My first impression of scuba diving was that it’s complicated, especially the equipment. I’ve never been a very mechanical person but I was forced to become conversant in the language of valves and pressure gauges. We were gradually introduced to the underwater world, spending the first day in shallow water practicing skills and discovering what it felt like to breathe like fish. My first few breaths were very cautious but breathing underwater felt comfortable, familiar even. Maybe I was a fish in a previous life?
The next few days were filled with diving. We explored the waters of Tayrona National park each morning, with the other divers from the school. Our first dives were at 12 metres but as we progressed we were able to go as deep as 18 metres. While underwater, we explored a kingdom of reefs, anemones, tropical schools of fish, moray eels, lion fish, rock fish and “mariposas” (butterfly fish). Each day, we felt more comfortable. Scuba diving is much more than just breathing underwater. It’s also about controlling your buoyancy so that you don’t have to work to keep your body level in the water; and it’s about observing the wildlife without disturbing their natural environment.

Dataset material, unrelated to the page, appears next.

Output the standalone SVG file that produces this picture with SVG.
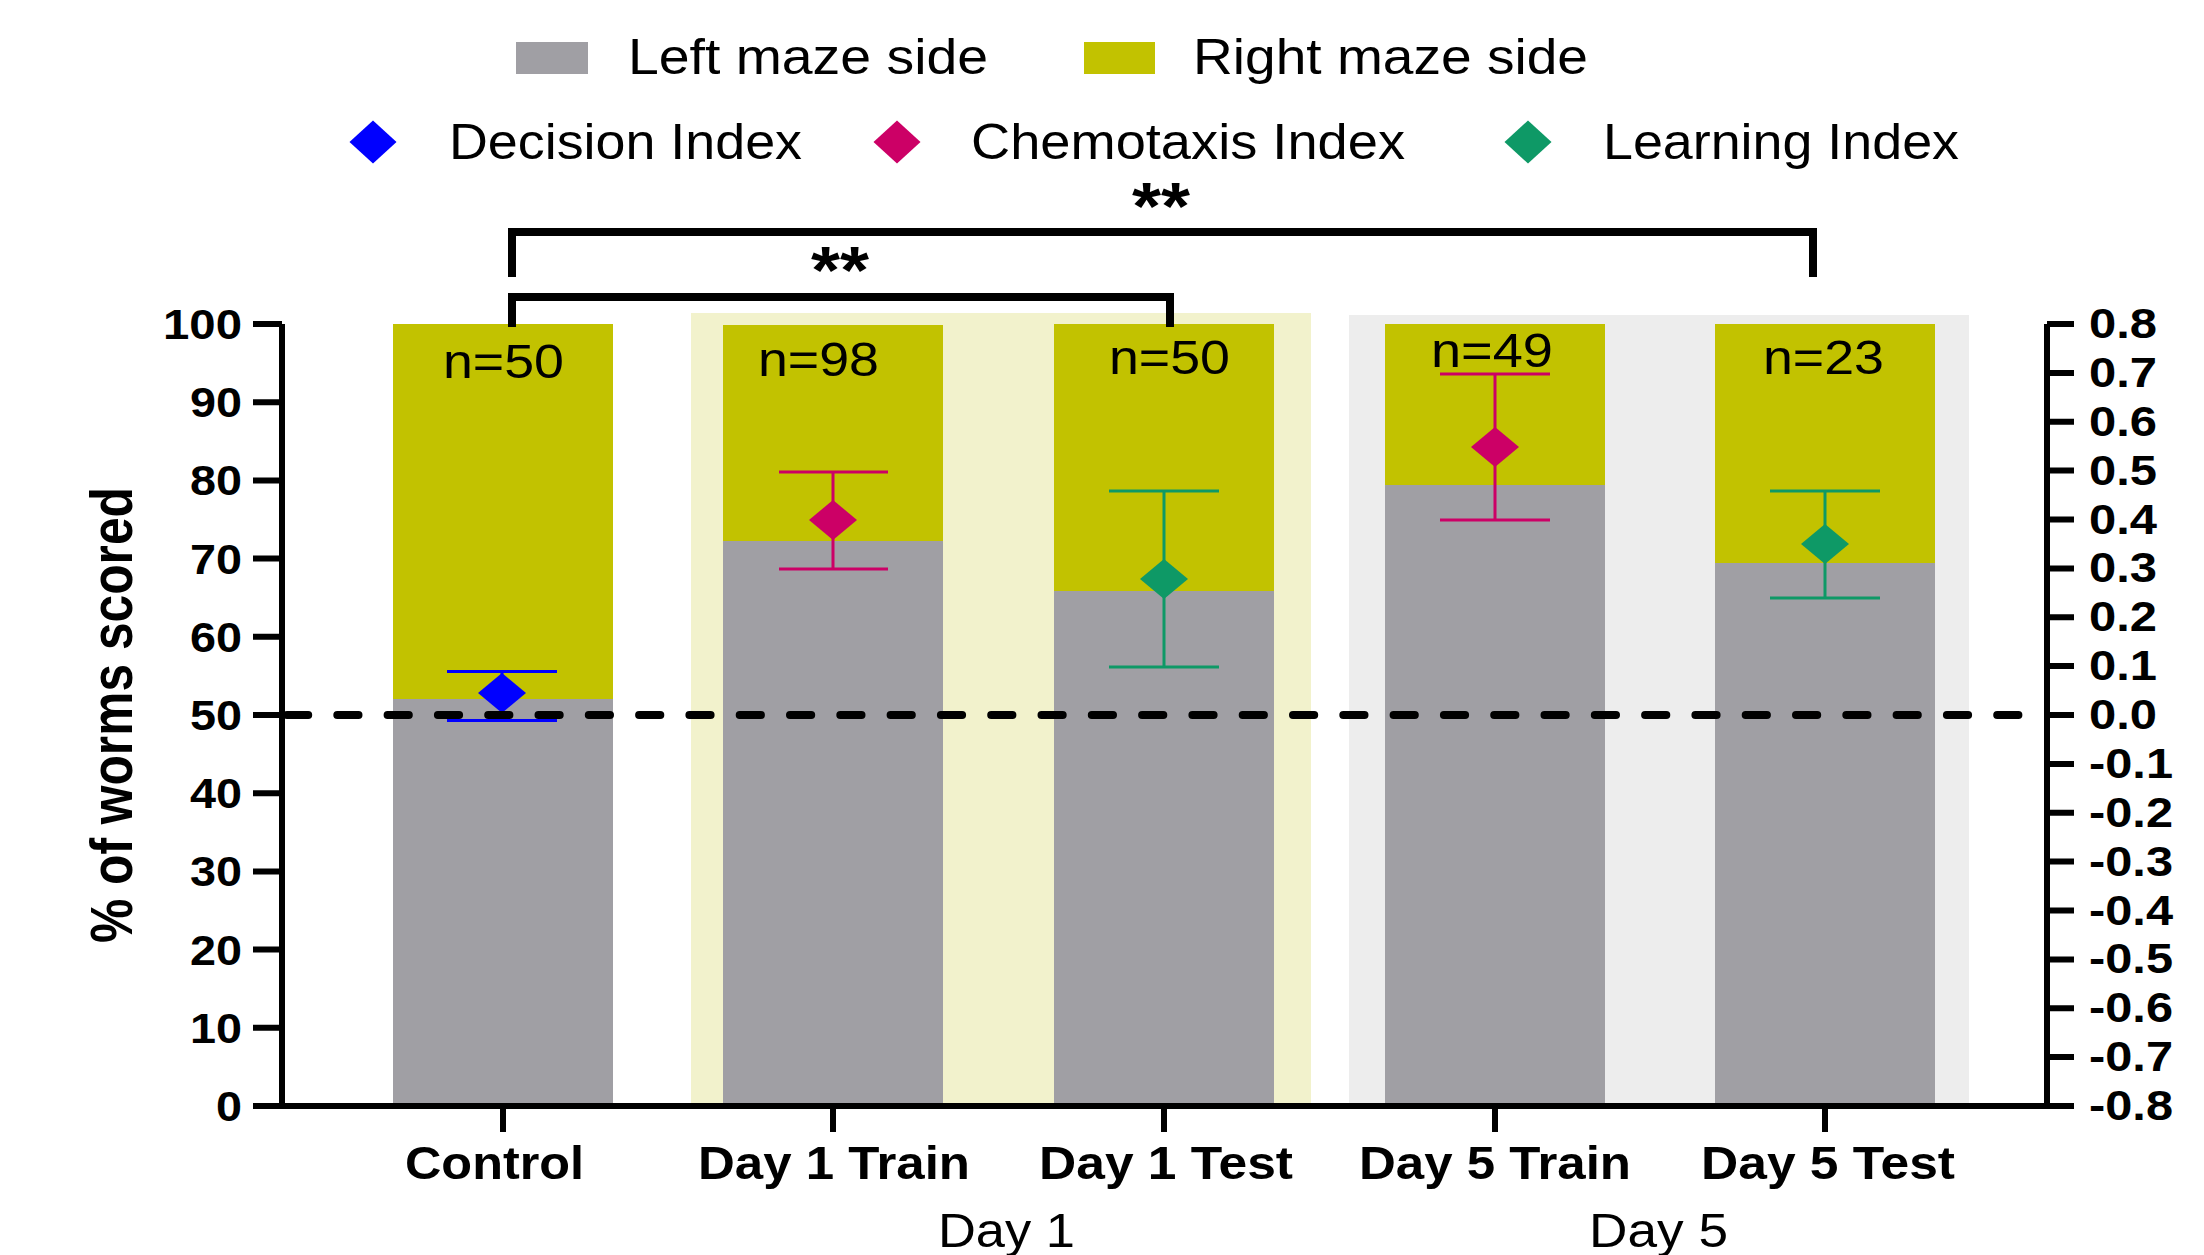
<svg xmlns="http://www.w3.org/2000/svg" width="2204" height="1255" viewBox="0 0 2204 1255">
<style>
text{font-family:"Liberation Sans",Arial,sans-serif;fill:#000}
.leg{font-size:50px}
.tick{font-size:42px;font-weight:bold}
.xl{font-size:46px;font-weight:bold}
.grp{font-size:49px}
.n{font-size:49px}
.ast{font-size:66px;font-weight:bold}
.ax{stroke:#000;stroke-width:6;fill:none}
.gray{fill:#a09fa4}
.yel{fill:#c2c200}
.eb{stroke-width:3;fill:none}
.blue{stroke:#0000ff}
.pink{stroke:#cc0066}
.green{stroke:#0e9966}
.br{stroke:#000;stroke-width:8;fill:none}
</style>
<defs>
<path id="dia" d="M0,-20 L24,0 L0,20 L-24,0 Z"/>
<path id="ldia" d="M0,-21.5 L23.5,0 L0,21.5 L-23.5,0 Z"/>
</defs>
<rect width="2204" height="1255" fill="#fff"/>

<g id="legend">
<rect x="516" y="42" width="72" height="32" class="gray"/>
<text class="leg" x="628" y="74" textLength="360" lengthAdjust="spacingAndGlyphs">Left maze side</text>
<rect x="1084" y="42" width="71" height="32" class="yel"/>
<text class="leg" x="1193" y="74" textLength="395" lengthAdjust="spacingAndGlyphs">Right maze side</text>
<use href="#ldia" x="373" y="142" fill="#0000ff"/>
<text class="leg" x="449" y="159" textLength="353" lengthAdjust="spacingAndGlyphs">Decision Index</text>
<use href="#ldia" x="897" y="142" fill="#cc0066"/>
<text class="leg" x="971" y="159" textLength="434" lengthAdjust="spacingAndGlyphs">Chemotaxis Index</text>
<use href="#ldia" x="1528" y="142" fill="#0e9966"/>
<text class="leg" x="1603" y="159" textLength="356" lengthAdjust="spacingAndGlyphs">Learning Index</text>
</g>

<g id="bands">
<rect x="691" y="313" width="620" height="793" fill="#f2f2cc"/>
<rect x="1349" y="315" width="620" height="791" fill="#ededed"/>
</g>

<g id="bar-control">
<rect x="393" y="324" width="220" height="782" class="yel"/>
<rect x="393" y="699" width="220" height="407" class="gray"/>
<text class="n" x="443" y="378" textLength="121" lengthAdjust="spacingAndGlyphs">n=50</text>
</g>
<g id="bar-day1-train">
<rect x="723" y="325" width="220" height="781" class="yel"/>
<rect x="723" y="541" width="220" height="565" class="gray"/>
<text class="n" x="758" y="376" textLength="121" lengthAdjust="spacingAndGlyphs">n=98</text>
</g>
<g id="bar-day1-test">
<rect x="1054" y="324" width="220" height="782" class="yel"/>
<rect x="1054" y="591" width="220" height="515" class="gray"/>
<text class="n" x="1109" y="374" textLength="121" lengthAdjust="spacingAndGlyphs">n=50</text>
</g>
<g id="bar-day5-train">
<rect x="1385" y="324" width="220" height="782" class="yel"/>
<rect x="1385" y="485" width="220" height="621" class="gray"/>
<text class="n" x="1431" y="367" textLength="122" lengthAdjust="spacingAndGlyphs">n=49</text>
</g>
<g id="bar-day5-test">
<rect x="1715" y="324" width="220" height="782" class="yel"/>
<rect x="1715" y="563" width="220" height="543" class="gray"/>
<text class="n" x="1763" y="374" textLength="121" lengthAdjust="spacingAndGlyphs">n=23</text>
</g>

<g id="index-points">
<g id="pt-control">
<path class="eb blue" d="M447,671.5H557M502,671.5V720.5M447,720.5H557"/>
<use href="#dia" x="502" y="693" fill="#0000ff"/>
</g>
<g id="pt-day1-train">
<path class="eb pink" d="M779,472H888M833,472V569M779,569H888"/>
<use href="#dia" x="833" y="520" fill="#cc0066"/>
</g>
<g id="pt-day1-test">
<path class="eb green" d="M1109,491H1219M1164,491V667M1109,667H1219"/>
<use href="#dia" x="1164" y="579" fill="#0e9966"/>
</g>
<g id="pt-day5-train">
<path class="eb pink" d="M1440,374H1550M1495,374V520M1440,520H1550"/>
<use href="#dia" x="1495" y="447" fill="#cc0066"/>
</g>
<g id="pt-day5-test">
<path class="eb green" d="M1770,491H1880M1825,491V598M1770,598H1880"/>
<use href="#dia" x="1825" y="544" fill="#0e9966"/>
</g>
</g>

<g id="connectors">
<line x1="287" y1="715" x2="2030" y2="715" stroke="#000" stroke-width="8" stroke-linecap="round" stroke-dasharray="21.2 29.1"/>
<path class="br" d="M512,327V297H1170V327"/>
<path class="br" d="M512,277V232H1813V277"/>
</g>
<g id="significance">
<text class="ast" x="811" y="293" textLength="58" lengthAdjust="spacingAndGlyphs">**</text>
<text class="ast" x="1132" y="229" textLength="58" lengthAdjust="spacingAndGlyphs">**</text>
</g>

<g id="left-axis">
<path class="ax" d="M282,324V1106M253,324H282M253,402.2H282M253,480.4H282M253,558.6H282M253,636.8H282M253,715H282M253,793.2H282M253,871.4H282M253,949.6H282M253,1027.8H282"/>
<text class="tick" x="163" y="339" textLength="79" lengthAdjust="spacingAndGlyphs">100</text>
<text class="tick" x="190" y="417" textLength="52" lengthAdjust="spacingAndGlyphs">90</text>
<text class="tick" x="190" y="495" textLength="52" lengthAdjust="spacingAndGlyphs">80</text>
<text class="tick" x="190" y="573.6" textLength="52" lengthAdjust="spacingAndGlyphs">70</text>
<text class="tick" x="190" y="651.8" textLength="52" lengthAdjust="spacingAndGlyphs">60</text>
<text class="tick" x="190" y="730" textLength="52" lengthAdjust="spacingAndGlyphs">50</text>
<text class="tick" x="190" y="808.2" textLength="52" lengthAdjust="spacingAndGlyphs">40</text>
<text class="tick" x="190" y="886.4" textLength="52" lengthAdjust="spacingAndGlyphs">30</text>
<text class="tick" x="190" y="964.6" textLength="52" lengthAdjust="spacingAndGlyphs">20</text>
<text class="tick" x="190" y="1042.8" textLength="52" lengthAdjust="spacingAndGlyphs">10</text>
<text class="tick" x="216" y="1121" textLength="26" lengthAdjust="spacingAndGlyphs">0</text>
<text transform="translate(132,943) scale(1.2,1) rotate(-90)" x="0" y="0" font-size="50" font-weight="bold" textLength="456" lengthAdjust="spacingAndGlyphs">% of worms scored</text>
</g>

<g id="right-axis">
<path class="ax" d="M2047,324V1106M2047,324H2074M2047,372.9H2074M2047,421.8H2074M2047,470.6H2074M2047,519.5H2074M2047,568.4H2074M2047,617.3H2074M2047,666.1H2074M2047,715H2074M2047,763.9H2074M2047,812.8H2074M2047,861.6H2074M2047,910.5H2074M2047,959.4H2074M2047,1008.3H2074M2047,1057.1H2074"/>
<text class="tick" x="2089" y="338" textLength="68" lengthAdjust="spacingAndGlyphs">0.8</text>
<text class="tick" x="2089" y="386.9" textLength="68" lengthAdjust="spacingAndGlyphs">0.7</text>
<text class="tick" x="2089" y="435.8" textLength="68" lengthAdjust="spacingAndGlyphs">0.6</text>
<text class="tick" x="2089" y="484.6" textLength="68" lengthAdjust="spacingAndGlyphs">0.5</text>
<text class="tick" x="2089" y="533.5" textLength="68" lengthAdjust="spacingAndGlyphs">0.4</text>
<text class="tick" x="2089" y="582.4" textLength="68" lengthAdjust="spacingAndGlyphs">0.3</text>
<text class="tick" x="2089" y="631.3" textLength="68" lengthAdjust="spacingAndGlyphs">0.2</text>
<text class="tick" x="2089" y="680.1" textLength="68" lengthAdjust="spacingAndGlyphs">0.1</text>
<text class="tick" x="2089" y="729" textLength="68" lengthAdjust="spacingAndGlyphs">0.0</text>
<text class="tick" x="2089" y="777.9" textLength="84" lengthAdjust="spacingAndGlyphs">-0.1</text>
<text class="tick" x="2089" y="826.8" textLength="84" lengthAdjust="spacingAndGlyphs">-0.2</text>
<text class="tick" x="2089" y="875.6" textLength="84" lengthAdjust="spacingAndGlyphs">-0.3</text>
<text class="tick" x="2089" y="924.5" textLength="84" lengthAdjust="spacingAndGlyphs">-0.4</text>
<text class="tick" x="2089" y="973.4" textLength="84" lengthAdjust="spacingAndGlyphs">-0.5</text>
<text class="tick" x="2089" y="1022.3" textLength="84" lengthAdjust="spacingAndGlyphs">-0.6</text>
<text class="tick" x="2089" y="1071.1" textLength="84" lengthAdjust="spacingAndGlyphs">-0.7</text>
<text class="tick" x="2089" y="1120" textLength="84" lengthAdjust="spacingAndGlyphs">-0.8</text>
</g>

<g id="x-axis">
<path class="ax" d="M253,1106H2074M503,1106V1132M833,1106V1132M1164,1106V1132M1495,1106V1132M1825,1106V1132"/>
<text class="xl" x="405" y="1179" textLength="179" lengthAdjust="spacingAndGlyphs">Control</text>
<text class="xl" x="698" y="1179" textLength="272" lengthAdjust="spacingAndGlyphs">Day 1 Train</text>
<text class="xl" x="1039" y="1179" textLength="254" lengthAdjust="spacingAndGlyphs">Day 1 Test</text>
<text class="xl" x="1359" y="1179" textLength="272" lengthAdjust="spacingAndGlyphs">Day 5 Train</text>
<text class="xl" x="1701" y="1179" textLength="254" lengthAdjust="spacingAndGlyphs">Day 5 Test</text>
<text class="grp" x="938" y="1247" textLength="137" lengthAdjust="spacingAndGlyphs">Day 1</text>
<text class="grp" x="1589" y="1247" textLength="139" lengthAdjust="spacingAndGlyphs">Day 5</text>
</g>
</svg>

The world at 12-18 m below sea-level is a very peaceful place, especially when all you can hear is your own breathing and the muted sounds of the fish world. Jimmy turned out to be an amazing teacher; and, if I may say so, we weren’t too shabby as students. We both got 100% on our final tests and were awarded an extra “fun dive”. I’m really looking forward to doing more scuba diving in other parts of the world. It’s such a soothing, quiet place – qualities that are harder and harder to find in the above sea level world.